L'histoire :
Dans un futur peu enviable, la Terre est arrivée à saturation. Surpopulation, surpolution, paupérisation, survivalisme… La société Eden Corp propose néanmoins chaque année une grande loterie pour emmener 10 millions de terriens vers une lointaine exoplanète similaire à la Terre, pour une vie meilleure, à bord d’un vaisseau interstellaire. Gabe et Morgane Oxilenko, ainsi que leur fille Kali, en rêvent. Eux qui sont régulièrement obligés de se livrer, en famille, à des larcins pour trouver de quoi subsister. Quitte, parfois, à devoir combattre et tuer les bandes de pilleurs rivales. Car ils sont soudés et efficaces, les Oxilenko ! Hélas, le nouveau tirage au sort n’est toujours pas pour eux. Gabe est écœuré. D’autant plus qu’une famille comme la leur au sein de leur immeuble, les Tremaine, a gagné un billet pour Eden ! Or, il se trouve qu’ils ne sont pas franchement amis avec ces délateurs. Et Gabe a bel et bien promis d’emmener un jour les siens sur Eden. Enivrés par cette porte de sortie, ils passent à l’acte : la veille du départ, ils attaquent et neutralisent les Tremaine… Puis ils se coiffent et s’habillent comme eux et attendent sagement dans l’appart des Tremaine que la délégation des grands gagnants vienne les chercher, avec leurs valises prêtes.
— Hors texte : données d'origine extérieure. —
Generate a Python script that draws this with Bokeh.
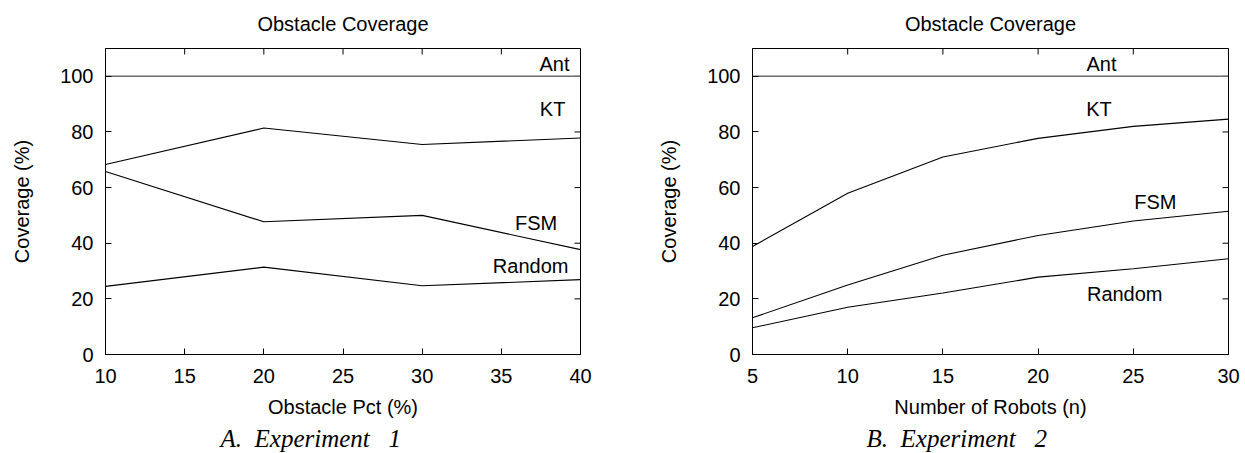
import math
from bokeh.plotting import figure
from bokeh.models import Title, Range1d, FixedTicker, ColumnDataSource
from bokeh.layouts import row
from bokeh.embed import file_html
from bokeh.resources import INLINE
from bokeh.core.properties import value

# ---------------- data ----------------
series_names = ["Ant", "KT", "FSM", "Random"]

exp1_x = [10, 20, 30, 40]
exp1_ant = [100, 100, 100, 100]
exp1_kt = [68.3, 81.4, 75.5, 77.8]
exp1_fsm = [65.8, 47.7, 50.0, 37.7]
exp1_random = [24.5, 31.4, 24.7, 26.9]

exp2_x = [5, 10, 15, 20, 25, 30]
exp2_ant = [100, 100, 100, 100, 100, 100]
exp2_kt = [38.8, 58.0, 71.0, 77.7, 82.0, 84.6]
exp2_fsm = [13.2, 25.0, 35.7, 42.8, 48.0, 51.5]
exp2_random = [9.6, 17.0, 22.1, 27.8, 30.8, 34.4]

y_ticks = [0, 20, 40, 60, 80, 100]
exp1_ticks = [10, 15, 20, 25, 30, 35, 40]
exp2_ticks = [5, 10, 15, 20, 25, 30]

# label anchor positions (data coords) for the series names
exp1_label_x = [38.36, 38.24, 37.2, 36.85]
exp1_label_y = [104.5, 88.3, 47.2, 31.7]
exp2_label_x = [23.33, 23.2, 26.16, 24.55]
exp2_label_y = [104.5, 88.3, 54.7, 21.6]

SANS = "Liberation Sans"
SERIF = "Liberation Serif"
FS = "20px"
Y_MAX = 110
TITLE = "Obstacle Coverage"


def style_axis(ax, ticks):
    ax.ticker = FixedTicker(ticks=ticks)
    ax.major_tick_in = 6
    ax.major_tick_out = 0
    ax.minor_tick_in = 0
    ax.minor_tick_out = 0
    ax.axis_line_color = "black"
    ax.major_tick_line_color = "black"
    ax.major_label_text_font = SANS
    ax.major_label_text_font_size = FS
    ax.major_label_text_color = "black"
    ax.axis_label_text_font = SANS
    ax.axis_label_text_font_style = "normal"
    ax.axis_label_text_font_size = FS
    ax.axis_label_text_color = "black"


def make(xs, ant, kt, fsm, rnd, xr, xticks, xlabel, caption, lx, ly,
         width, mb_left, mb_right, cap_offset):
    p = figure(width=width, height=453,
               x_range=Range1d(xr[0], xr[1]), y_range=Range1d(0, Y_MAX),
               output_backend="svg", toolbar_location=None,
               min_border_left=mb_left, min_border_right=mb_right,
               min_border_top=48, min_border_bottom=99,
               background_fill_color="white", border_fill_color="white")
    p.title = Title(text=TITLE, align="center", vertical_align="top",
                    text_font=SANS, text_font_size=FS,
                    text_font_style="normal", text_color="black", standoff=23)
    p.grid.visible = False
    p.outline_line_color = "black"
    p.outline_line_width = 1

    style_axis(p.xaxis[0], xticks)
    p.xaxis[0].major_label_standoff = 14
    p.xaxis[0].axis_label = xlabel
    p.xaxis[0].axis_label_standoff = 10
    style_axis(p.yaxis[0], y_ticks)
    p.yaxis[0].major_label_standoff = 12
    p.yaxis[0].axis_label = "Coverage (%)"
    p.yaxis[0].axis_label_standoff = 24

    # mirrored inward ticks on top and right edges (half of each dash is clipped by the frame)
    p.scatter(xticks, [Y_MAX] * len(xticks), marker="dash", size=12,
              angle=math.pi / 2, line_color="black", line_width=1)
    p.scatter([xr[1]] * len(y_ticks), y_ticks, marker="dash", size=12,
              line_color="black", line_width=1)

    p.line(xs, ant, line_color="#6e6e6e", line_width=1.6)
    p.line(xs, kt, line_color="black", line_width=1.1)
    p.line(xs, fsm, line_color="black", line_width=1.1)
    p.line(xs, rnd, line_color="black", line_width=1.1)

    src = ColumnDataSource(dict(x=lx, y=ly, t=series_names))
    p.text(x="x", y="y", text="t", source=src,
           text_font=value(SANS), text_font_size=FS, text_color="black",
           text_align="center", text_baseline="middle")

    cap = Title(text=caption, align="left", offset=cap_offset,
                text_font=SERIF, text_font_style="italic",
                text_font_size="25px", text_color="black", standoff=4)
    p.add_layout(cap, "below")
    return p


p1 = make(exp1_x, exp1_ant, exp1_kt, exp1_fsm, exp1_random, (10, 40),
          exp1_ticks, "Obstacle Pct (%)",
          "A.\u00a0\u00a0Experiment\u00a0\u00a0\u00a01",
          exp1_label_x, exp1_label_y, 620, 105, 40, 115)
p2 = make(exp2_x, exp2_ant, exp2_kt, exp2_fsm, exp2_random, (5, 30),
          exp2_ticks, "Number of Robots (n)",
          "B.\u00a0\u00a0Experiment\u00a0\u00a0\u00a02",
          exp2_label_x, exp2_label_y, 625, 132, 17, 114)

layout = row(p1, p2)
open("out.html", "w").write(file_html(layout, INLINE))
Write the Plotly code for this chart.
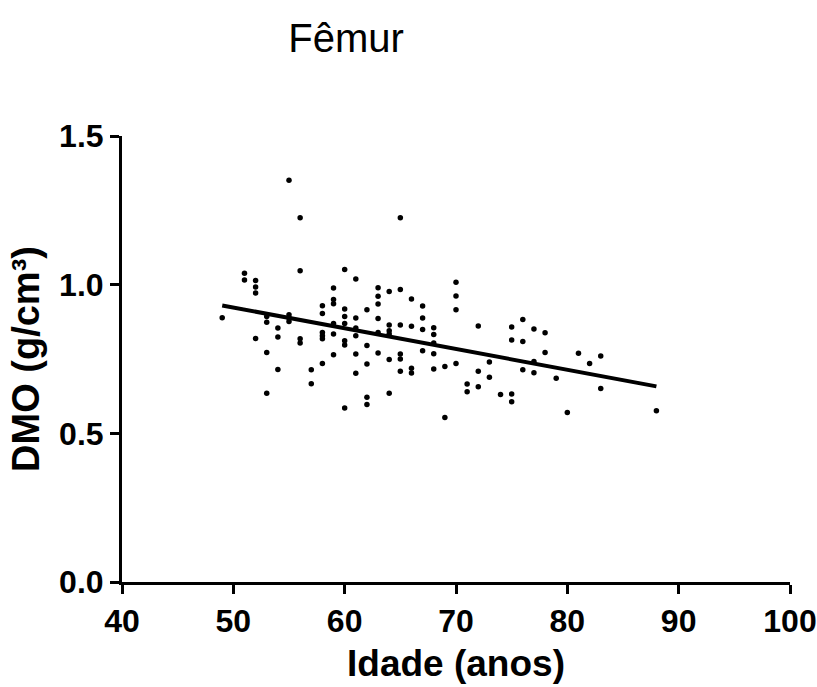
import plotly.graph_objects as go

# ---- data ----
ages = [49,
        51, 51,
        52, 52, 52, 52,
        53, 53, 53, 53,
        54, 54, 54,
        55, 55, 55, 55,
        56, 56, 56, 56,
        57, 57,
        58, 58, 58, 58, 58, 58,
        59, 59, 59, 59, 59, 59,
        60, 60, 60, 60, 60, 60, 60,
        61, 61, 61, 61, 61, 61,
        62, 62, 62, 62, 62,
        63, 63, 63, 63, 63, 63,
        64, 64, 64, 64, 64, 64,
        65, 65, 65, 65, 65, 65,
        66, 66, 66, 66,
        67, 67, 67, 67,
        68, 68, 68, 68, 68,
        69, 69,
        70, 70, 70, 70,
        71, 71,
        72, 72, 72,
        73, 73,
        74,
        75, 75, 75, 75,
        76, 76, 76,
        77, 77, 77,
        78, 78,
        79,
        80,
        81,
        82,
        83, 83,
        88]

dmo = [0.889,
       1.038, 1.016,
       1.014, 0.992, 0.972, 0.819,
       0.893, 0.874, 0.772, 0.635,
       0.854, 0.824, 0.715,
       1.351, 0.899, 0.888, 0.876,
       1.225, 1.047, 0.818, 0.804,
       0.714, 0.667,
       0.929, 0.903, 0.839, 0.828, 0.818, 0.735,
       0.989, 0.950, 0.936, 0.869, 0.834, 0.764,
       1.051, 0.918, 0.893, 0.869, 0.811, 0.797, 0.585,
       1.019, 0.888, 0.854, 0.828, 0.767, 0.702,
       0.916, 0.795, 0.733, 0.621, 0.597,
       0.990, 0.961, 0.935, 0.886, 0.839, 0.770,
       0.977, 0.864, 0.845, 0.834, 0.748, 0.635,
       1.225, 0.984, 0.864, 0.767, 0.750, 0.709,
       0.952, 0.860, 0.719, 0.703,
       0.928, 0.888, 0.849, 0.778,
       0.855, 0.832, 0.804, 0.768, 0.716,
       0.725, 0.553,
       1.008, 0.962, 0.916, 0.735,
       0.666, 0.640,
       0.861, 0.709, 0.657,
       0.740, 0.689,
       0.631,
       0.858, 0.814, 0.632, 0.606,
       0.883, 0.809, 0.714,
       0.851, 0.742, 0.704,
       0.838, 0.772,
       0.685,
       0.570,
       0.769,
       0.735,
       0.760, 0.651,
       0.576]

fit_x = [49, 88]
fit_y = [0.930, 0.658]

x_ticks = [40, 50, 60, 70, 80, 90, 100]
y_ticks = [0.0, 0.5, 1.0, 1.5]
y_ticktext = ["0.0", "0.5", "1.0", "1.5"]

FONT = "Liberation Sans, Arial, sans-serif"

fig = go.Figure()
fig.add_trace(go.Scatter(
    x=ages, y=dmo, mode="markers",
    marker=dict(color="black", size=5.5, line=dict(width=0)),
    showlegend=False, cliponaxis=False))
fig.add_trace(go.Scatter(
    x=fit_x, y=fit_y, mode="lines",
    line=dict(color="black", width=4),
    showlegend=False))

fig.update_layout(
    width=817, height=687,
    margin=dict(l=122, r=27, t=136, b=105),
    paper_bgcolor="white", plot_bgcolor="white",
    font=dict(family=FONT, color="black"),
    title=dict(text="Fêmur", x=346/817, xanchor="center", xref="container",
               y=1 - 38/687, yanchor="middle",
               font=dict(family=FONT, size=40, color="black")),
)
fig.update_xaxes(
    range=[40, 100], tickvals=x_ticks, ticktext=[str(v) for v in x_ticks],
    automargin=False,
    showgrid=False, zeroline=False,
    showline=True, linecolor="black", linewidth=3,
    ticks="outside", ticklen=9, tickwidth=3, tickcolor="black",
    tickfont=dict(family=FONT, size=32, color="black", weight="bold"),
    title=dict(text="<b>Idade (anos)</b>", standoff=12,
               font=dict(family=FONT, size=37, color="black")),
)
fig.update_yaxes(
    range=[0, 1.5], tickvals=y_ticks, ticktext=y_ticktext,
    automargin=False,
    showgrid=False, zeroline=False,
    showline=True, linecolor="black", linewidth=3,
    ticks="outside", ticklen=9, tickwidth=3, tickcolor="black",
    tickfont=dict(family=FONT, size=32, color="black", weight="bold"),
    title=dict(text="<b>DMO (g/cm³)</b>", standoff=8,
               font=dict(family=FONT, size=38, color="black")),
)

fig.write_html("out.html")
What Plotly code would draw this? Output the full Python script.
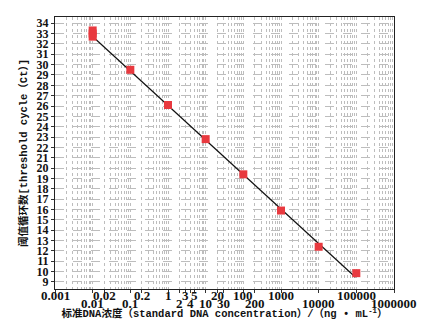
import numpy as np
import plotly.graph_objects as go

# Data
conc = [0.01, 0.01, 0.01, 0.1, 1, 10, 100, 1000, 10000, 100000]
ct = [33.3, 33.0, 32.7, 29.5, 26.1, 22.8, 19.4, 15.9, 12.4, 9.85]

fit_x = [0.012, 95000]
fit_y = [32.45, 9.45]

# x tick labels (staggered in two rows)
xtick_vals = [0.001, 0.01, 0.02, 0.1, 0.2, 1, 2, 3, 4, 5, 10, 20, 30, 100, 200,
              1000, 10000, 100000, 1000000]
xtick_text = ["0.001", "0.01", "0.02", "0.1", "0.2", "1", "2", "3", "4", "5", "10",
              "20", "30", "100", "200", "1000", "10000", "100000", "1000000"]
xtick_row = [0, 1, 0, 1, 0, 0, 1, 0, 1, 0, 1, 0, 1, 0, 1, 0, 1, 0, 1]

ytick_vals = list(range(9, 35))

tick_font = dict(family="Liberation Serif, Noto Sans CJK SC", size=12, color="#111")
title_font = dict(family="Liberation Mono, Noto Sans CJK SC", size=10.5, color="#111")

fig = go.Figure()
fig.add_trace(go.Scatter(x=fit_x, y=fit_y, mode="lines",
                         line=dict(color="#111", width=1.2), showlegend=False))
fig.add_trace(go.Scatter(x=conc, y=ct, mode="markers",
                         marker=dict(symbol="square", size=8, color="#e8393f",
                                     line=dict(width=0)),
                         showlegend=False))

for v, t, r in zip(xtick_vals, xtick_text, xtick_row):
    fig.add_annotation(x=np.log10(v), y=0, xref="x", yref="paper",
                       text="<b>" + t + "</b>", showarrow=False,
                       xanchor="center", yanchor="top", borderpad=0,
                       yshift=2 if r == 0 else -6,
                       font=dict(family="Liberation Serif", size=13, color="#111"))

fig.update_xaxes(type="log", range=[-3, 6], automargin=False,
                 tickmode="array", tickvals=xtick_vals,
                 ticktext=[" " for _ in xtick_vals],
                 ticks="outside", ticklen=3, tickcolor="#333",
                 showgrid=True, gridcolor="#bdbdbd", griddash="dot", gridwidth=1,
                 minor=dict(dtick="D1", showgrid=True, gridcolor="#bdbdbd",
                            griddash="dot", gridwidth=1, ticks=""),
                 showline=True, linecolor="#222", linewidth=1.2, mirror=True,
                 zeroline=False,
                 title=dict(text="<b>标准DNA浓度（standard DNA concentration）/（ng • mL<sup>-1</sup>）</b>",
                            font=title_font, standoff=6))

fig.update_yaxes(range=[8.32, 34.6], automargin=False,
                 tickmode="array", tickvals=ytick_vals,
                 ticktext=["<b>%d</b>" % v for v in ytick_vals],
                 tickfont=tick_font, ticks="outside", ticklen=3, tickcolor="#333",
                 showgrid=True, gridcolor="#bdbdbd", griddash="dash", gridwidth=1,
                 showline=True, linecolor="#222", linewidth=1.2, mirror=True,
                 zeroline=False,
                 title=dict(text="<b>阈值循环数[threshold cycle（Ct）]</b>",
                            font=title_font, standoff=6))

fig.update_layout(width=428, height=325,
                  margin=dict(l=47, r=42, t=9, b=44),
                  plot_bgcolor="white", paper_bgcolor="white")

fig.write_html("out.html")
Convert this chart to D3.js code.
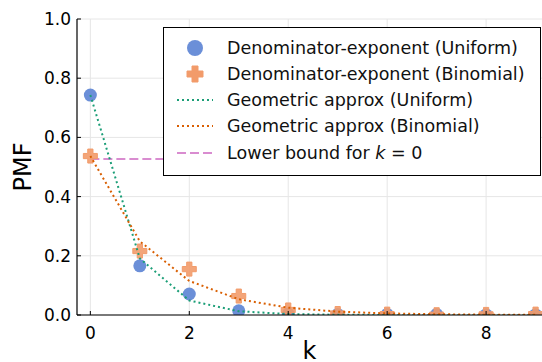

La substitution se déroule à merveille. Gabe, Morgane et Kali sont convoyés et revêtus d’une combinaison spéciale cryogénique. Ils doivent même se soumettre à l’étape de l’interview contractuelle – pour la promo ! Un ascenseur spatial les propulse ensuite jusqu’au gigantesque cargo Constellation. Au moment d’embarquer, le système révèle certes une erreur : le bioscan ne correspond pas à celui des Tremaine. Mais le départ est tellement imminent et la famille tellement cohérente que les agents d’Eden Corp considèrent qu’il s’agit d’un bug. L’hibernation est enclenchée, le Constellation prend le départ…
Ce qu'on en pense sur la planète BD :
C’est un classique de l’anticipation : incapable d’endiguer sa dévastation de la Terre, l’humanité est obligée d’envisager la colonisation d’une lointaine planète similaire et pourquoi pas paradisiaque – « Eden » signifie paradis en anglais. Créée au format comics, cette « série » réunie dans un grand format cartonné et intégral (120 pages) façon franco-belge par les Humano, met en avant une famille de trois héros initialement peu vertueux. Papa, maman et fifille Oxilenko sont en effet au départ des pilleurs et des assassins. Certes, mais dans une société déliquescente qui est largement partie en sucette, avoir une structure familiale soudée, athlétique et bien organisée, ça reste sacrément glorieux ! Émerveillés par le voyage vers cet Eden et une vie meilleure, ils se créent leur place clandestine à bord du vaisseau interstellaire où se déroule l’entièreté de ce thriller futuriste en huis clos… mais ils restent en orbite de la Lune. Car – stop, ne lisez plus si vous ne voulez pas qu’on vous spoile la révélation très explicite en couverture – le paradis promis n’existe pas. Chez Eden Corp, ce sont juste des gros enfoirés qui bazardent des millions de passagers dans le vide cosmique, après leur avoir vendu du rêve. Bref, sur un mode narratif qui ne s’encombre pas de détails et des dialogues de série B, notre famille échappe (provisoirement ?) à ce destin funeste. Mais elle doit alors trouver une solution, coincée entre une firme manipulatrice et assassine, restée à Terre, avec laquelle ils négocient sans cesse, et d’autres passagers survivants et énervés, qui continuent de croire au paradis. Ce cauchemar sans issue truffé de facilités narratives est scénarisé par l’américain Christopher Sebela (sur une idée d’Alain Bismut et Abel Ferry). Il est dessiné sur un mode réaliste par l’anglais Marc Laming, très régulier et efficace avec les proportions et postures des personnages, ainsi que les décors technologiques d’un vaisseau interstellaire. La conclusion métaphorique s’impose : il est grand temps d’arrêter d’abimer la Terre, car il n’existe pas de plan B pour l’humanité.